Exercise goal:
Repeat the material below exactly, with no pictures.

Stored data:
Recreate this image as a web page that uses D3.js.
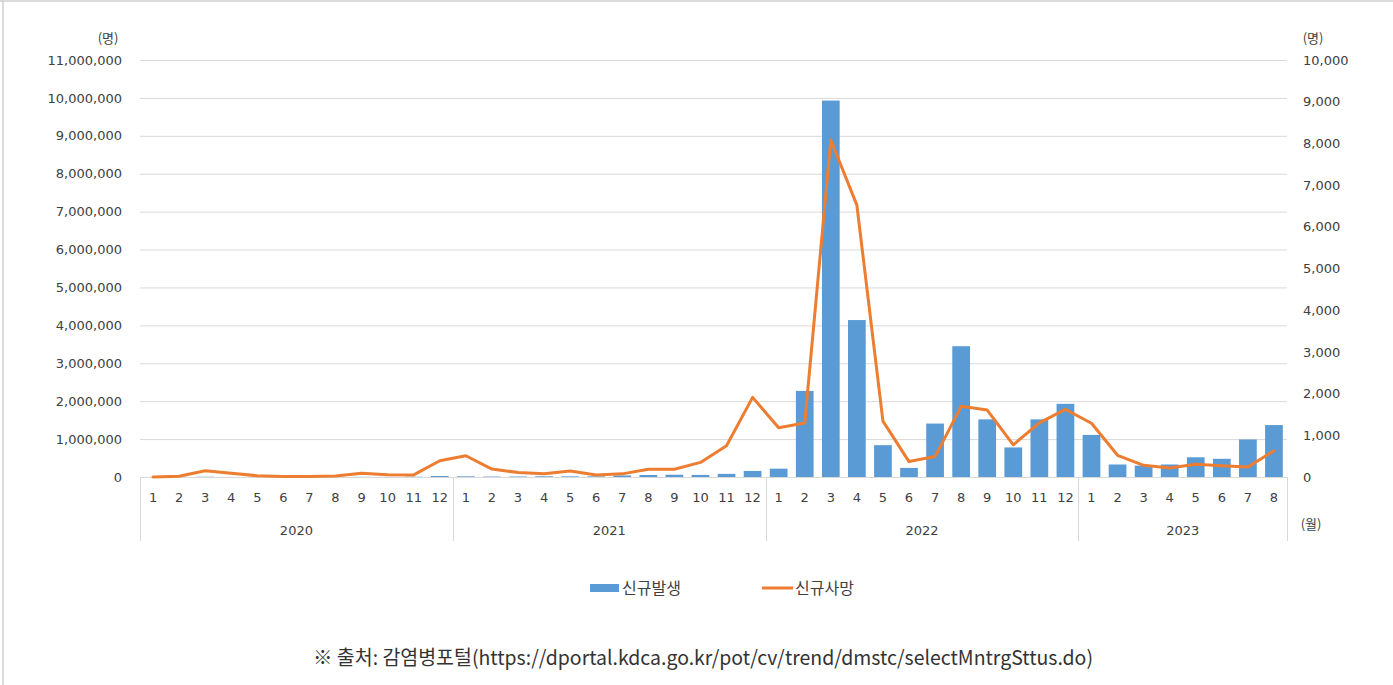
<!DOCTYPE html>
<html><head><meta charset="utf-8">
<script src="https://cdn.jsdelivr.net/npm/d3@7"></script>
<style>
html,body{margin:0;padding:0;background:#fff;}
svg{display:block;}
text{font-family:"DejaVu Sans","Noto Sans CJK KR",sans-serif;}
.kr{font-family:"Noto Sans CJK KR","Noto Sans",sans-serif;}
</style></head>
<body>
<svg id="chart" width="1393" height="685"></svg>
<script>
const years = ["2020","2021","2022","2023"];
const monthsPerYear = [12,12,12,8];
const cases = [
  11, 3150, 6640, 990, 730, 1330, 1510, 2420, 3860, 2700, 7690, 26520,
  17500, 11500, 13400, 18900, 16700, 17000, 41000, 53000, 60000, 55000, 82000, 160000,
  220000, 2270000, 9930000, 4140000, 840000, 240000, 1410000, 3450000, 1520000, 780000, 1520000, 1930000,
  1110000, 330000, 300000, 330000, 520000, 480000, 990000, 1370000
];
const deaths = [
  0, 16, 150, 90, 30, 10, 10, 25, 90, 55, 50, 390,
  510, 190, 110, 80, 145, 50, 75, 185, 185, 350, 750, 1910,
  1180, 1295, 8080, 6520, 1340, 370, 490, 1695, 1605, 770, 1300, 1620,
  1290, 520, 280, 215, 305, 270, 240, 630
];
const leftTicks = d3.range(0, 11000001, 1000000);
const rightTicks = d3.range(0, 10001, 1000);
const seriesNames = ["신규발생","신규사망"];
const sourceText = "※ 출처: 감염병포털(https://dportal.kdca.go.kr/pot/cv/trend/dmstc/selectMntrgSttus.do)";

// build categories
const cats = [];
years.forEach((y,i)=>{ for(let m=1;m<=monthsPerYear[i];m++) cats.push({year:y, month:m, key:y+"-"+m}); });
cats.forEach((c,i)=>{ c.cases = cases[i]; c.deaths = deaths[i]; });

const svg = d3.select("#chart");
const L = 140, R = 1287, T = 60, B = 477;
const textColor = "#404040";

// frame
svg.append("line").attr("x1",0).attr("x2",1393).attr("y1",1).attr("y2",1).attr("stroke","#d0d0d0").attr("stroke-width",1.5);
svg.append("line").attr("x1",3).attr("x2",3).attr("y1",0).attr("y2",685).attr("stroke","#d0d0d0").attr("stroke-width",1.5);

const x = d3.scaleBand().domain(cats.map(c=>c.key)).range([L,R]).paddingInner(0.32).paddingOuter(0.16);
const xOuter = d3.scaleBand().domain(cats.map(c=>c.key)).range([L,R]).padding(0);
const yL = d3.scaleLinear().domain([0,11000000]).range([B,T]);
const yR = d3.scaleLinear().domain([0,10000]).range([B,T]);

// gridlines
svg.append("g").selectAll("line").data(leftTicks.slice(1)).join("line")
  .attr("x1",L).attr("x2",R).attr("y1",d=>yL(d)+0.5).attr("y2",d=>yL(d)+0.5)
  .attr("stroke","#d9d9d9").attr("stroke-width",1);

// left axis
const gL = svg.append("g").attr("transform",`translate(${L},0)`)
  .call(d3.axisLeft(yL).tickValues(leftTicks).tickFormat(d3.format(",")).tickSize(0).tickPadding(18));
gL.select(".domain").remove();
gL.selectAll("text").attr("fill",textColor).style("font-size","13px").style("font-family","DejaVu Sans");

// right axis
const gR = svg.append("g").attr("transform",`translate(${R},0)`)
  .call(d3.axisRight(yR).tickValues(rightTicks).tickFormat(d3.format(",")).tickSize(0).tickPadding(16));
gR.select(".domain").remove();
gR.selectAll("text").attr("fill",textColor).style("font-size","13px").style("font-family","DejaVu Sans");

// bars
svg.append("g").selectAll("rect").data(cats).join("rect")
  .attr("x",d=>x(d.key)).attr("width",x.bandwidth())
  .attr("y",d=>yL(d.cases)).attr("height",d=>B-yL(d.cases))
  .attr("fill","#5B9BD5");

// x axis baseline and category table
svg.append("line").attr("x1",L).attr("x2",R).attr("y1",B+0.5).attr("y2",B+0.5).attr("stroke","#d9d9d9");
let idx = 0;
const bounds = [L];
monthsPerYear.forEach(n=>{ idx += n; bounds.push(xOuter(cats[idx-1].key)+xOuter.bandwidth()); });
svg.append("g").selectAll("line").data(bounds).join("line")
  .attr("x1",d=>Math.round(d)+0.5).attr("x2",d=>Math.round(d)+0.5).attr("y1",B).attr("y2",541)
  .attr("stroke","#d9d9d9");

// month labels
svg.append("g").selectAll("text").data(cats).join("text")
  .attr("x",d=>xOuter(d.key)+xOuter.bandwidth()/2).attr("y",502)
  .attr("text-anchor","middle").attr("fill",textColor).style("font-size","13px")
  .text(d=>d.month);
// year labels
svg.append("g").selectAll("text").data(years).join("text")
  .attr("x",(d,i)=>(bounds[i]+bounds[i+1])/2).attr("y",535)
  .attr("text-anchor","middle").attr("fill",textColor).style("font-size","13px")
  .text(d=>d);

// line
const line = d3.line().x(d=>xOuter(d.key)+xOuter.bandwidth()/2).y(d=>yR(d.deaths));
svg.append("path").datum(cats).attr("d",line).attr("fill","none")
  .attr("stroke","#ED7D31").attr("stroke-width",3).attr("stroke-linejoin","round").attr("stroke-linecap","round");

// units
svg.append("text").attr("class","kr").attr("x",108).attr("y",43).attr("text-anchor","middle").attr("fill",textColor).style("font-size","13px").text("(명)");
svg.append("text").attr("class","kr").attr("x",1313).attr("y",43).attr("text-anchor","middle").attr("fill",textColor).style("font-size","13px").text("(명)");
svg.append("text").attr("class","kr").attr("x",1311).attr("y",529).attr("text-anchor","middle").attr("fill",textColor).style("font-size","13px").text("(월)");

// legend
svg.append("rect").attr("x",590).attr("y",584).attr("width",29).attr("height",8).attr("fill","#5B9BD5");
svg.append("text").attr("class","kr").attr("x",622).attr("y",594).attr("fill",textColor).style("font-size","16px").text(seriesNames[0]);
svg.append("line").attr("x1",762).attr("x2",793).attr("y1",588).attr("y2",588).attr("stroke","#ED7D31").attr("stroke-width",3);
svg.append("text").attr("class","kr").attr("x",795).attr("y",594).attr("fill",textColor).style("font-size","16px").text(seriesNames[1]);

// source
svg.append("text").attr("class","kr").attr("x",313).attr("y",665).attr("fill","#333").style("font-size","20px")
  .attr("textLength",780).attr("lengthAdjust","spacingAndGlyphs").text(sourceText);
</script>
</body></html>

Problem solution:
Recreate this image as a web page that uses D3.js.
<!DOCTYPE html>
<html><head><meta charset="utf-8">
<script src="https://cdn.jsdelivr.net/npm/d3@7"></script>
<style>
html,body{margin:0;padding:0;background:#fff;}
svg{display:block;}
text{font-family:"DejaVu Sans","Noto Sans CJK KR",sans-serif;}
.kr{font-family:"Noto Sans CJK KR","Noto Sans",sans-serif;}
</style></head>
<body>
<svg id="chart" width="1393" height="685"></svg>
<script>
const years = ["2020","2021","2022","2023"];
const monthsPerYear = [12,12,12,8];
const cases = [
  11, 3150, 6640, 990, 730, 1330, 1510, 2420, 3860, 2700, 7690, 26520,
  17500, 11500, 13400, 18900, 16700, 17000, 41000, 53000, 60000, 55000, 82000, 160000,
  220000, 2270000, 9930000, 4140000, 840000, 240000, 1410000, 3450000, 1520000, 780000, 1520000, 1930000,
  1110000, 330000, 300000, 330000, 520000, 480000, 990000, 1370000
];
const deaths = [
  0, 16, 150, 90, 30, 10, 10, 25, 90, 55, 50, 390,
  510, 190, 110, 80, 145, 50, 75, 185, 185, 350, 750, 1910,
  1180, 1295, 8080, 6520, 1340, 370, 490, 1695, 1605, 770, 1300, 1620,
  1290, 520, 280, 215, 305, 270, 240, 630
];
const leftTicks = d3.range(0, 11000001, 1000000);
const rightTicks = d3.range(0, 10001, 1000);
const seriesNames = ["신규발생","신규사망"];
const sourceText = "※ 출처: 감염병포털(https://dportal.kdca.go.kr/pot/cv/trend/dmstc/selectMntrgSttus.do)";

// build categories
const cats = [];
years.forEach((y,i)=>{ for(let m=1;m<=monthsPerYear[i];m++) cats.push({year:y, month:m, key:y+"-"+m}); });
cats.forEach((c,i)=>{ c.cases = cases[i]; c.deaths = deaths[i]; });

const svg = d3.select("#chart");
const L = 140, R = 1287, T = 60, B = 477;
const textColor = "#404040";

// frame
svg.append("line").attr("x1",0).attr("x2",1393).attr("y1",1).attr("y2",1).attr("stroke","#d0d0d0").attr("stroke-width",1.5);
svg.append("line").attr("x1",3).attr("x2",3).attr("y1",0).attr("y2",685).attr("stroke","#d0d0d0").attr("stroke-width",1.5);

const x = d3.scaleBand().domain(cats.map(c=>c.key)).range([L,R]).paddingInner(0.32).paddingOuter(0.16);
const xOuter = d3.scaleBand().domain(cats.map(c=>c.key)).range([L,R]).padding(0);
const yL = d3.scaleLinear().domain([0,11000000]).range([B,T]);
const yR = d3.scaleLinear().domain([0,10000]).range([B,T]);

// gridlines
svg.append("g").selectAll("line").data(leftTicks.slice(1)).join("line")
  .attr("x1",L).attr("x2",R).attr("y1",d=>yL(d)+0.5).attr("y2",d=>yL(d)+0.5)
  .attr("stroke","#d9d9d9").attr("stroke-width",1);

// left axis
const gL = svg.append("g").attr("transform",`translate(${L},0)`)
  .call(d3.axisLeft(yL).tickValues(leftTicks).tickFormat(d3.format(",")).tickSize(0).tickPadding(18));
gL.select(".domain").remove();
gL.selectAll("text").attr("fill",textColor).style("font-size","13px").style("font-family","DejaVu Sans");

// right axis
const gR = svg.append("g").attr("transform",`translate(${R},0)`)
  .call(d3.axisRight(yR).tickValues(rightTicks).tickFormat(d3.format(",")).tickSize(0).tickPadding(16));
gR.select(".domain").remove();
gR.selectAll("text").attr("fill",textColor).style("font-size","13px").style("font-family","DejaVu Sans");

// bars
svg.append("g").selectAll("rect").data(cats).join("rect")
  .attr("x",d=>x(d.key)).attr("width",x.bandwidth())
  .attr("y",d=>yL(d.cases)).attr("height",d=>B-yL(d.cases))
  .attr("fill","#5B9BD5");

// x axis baseline and category table
svg.append("line").attr("x1",L).attr("x2",R).attr("y1",B+0.5).attr("y2",B+0.5).attr("stroke","#d9d9d9");
let idx = 0;
const bounds = [L];
monthsPerYear.forEach(n=>{ idx += n; bounds.push(xOuter(cats[idx-1].key)+xOuter.bandwidth()); });
svg.append("g").selectAll("line").data(bounds).join("line")
  .attr("x1",d=>Math.round(d)+0.5).attr("x2",d=>Math.round(d)+0.5).attr("y1",B).attr("y2",541)
  .attr("stroke","#d9d9d9");

// month labels
svg.append("g").selectAll("text").data(cats).join("text")
  .attr("x",d=>xOuter(d.key)+xOuter.bandwidth()/2).attr("y",502)
  .attr("text-anchor","middle").attr("fill",textColor).style("font-size","13px")
  .text(d=>d.month);
// year labels
svg.append("g").selectAll("text").data(years).join("text")
  .attr("x",(d,i)=>(bounds[i]+bounds[i+1])/2).attr("y",535)
  .attr("text-anchor","middle").attr("fill",textColor).style("font-size","13px")
  .text(d=>d);

// line
const line = d3.line().x(d=>xOuter(d.key)+xOuter.bandwidth()/2).y(d=>yR(d.deaths));
svg.append("path").datum(cats).attr("d",line).attr("fill","none")
  .attr("stroke","#ED7D31").attr("stroke-width",3).attr("stroke-linejoin","round").attr("stroke-linecap","round");

// units
svg.append("text").attr("class","kr").attr("x",108).attr("y",43).attr("text-anchor","middle").attr("fill",textColor).style("font-size","13px").text("(명)");
svg.append("text").attr("class","kr").attr("x",1313).attr("y",43).attr("text-anchor","middle").attr("fill",textColor).style("font-size","13px").text("(명)");
svg.append("text").attr("class","kr").attr("x",1311).attr("y",529).attr("text-anchor","middle").attr("fill",textColor).style("font-size","13px").text("(월)");

// legend
svg.append("rect").attr("x",590).attr("y",584).attr("width",29).attr("height",8).attr("fill","#5B9BD5");
svg.append("text").attr("class","kr").attr("x",622).attr("y",594).attr("fill",textColor).style("font-size","16px").text(seriesNames[0]);
svg.append("line").attr("x1",762).attr("x2",793).attr("y1",588).attr("y2",588).attr("stroke","#ED7D31").attr("stroke-width",3);
svg.append("text").attr("class","kr").attr("x",795).attr("y",594).attr("fill",textColor).style("font-size","16px").text(seriesNames[1]);

// source
svg.append("text").attr("class","kr").attr("x",313).attr("y",665).attr("fill","#333").style("font-size","20px")
  .attr("textLength",780).attr("lengthAdjust","spacingAndGlyphs").text(sourceText);
</script>
</body></html>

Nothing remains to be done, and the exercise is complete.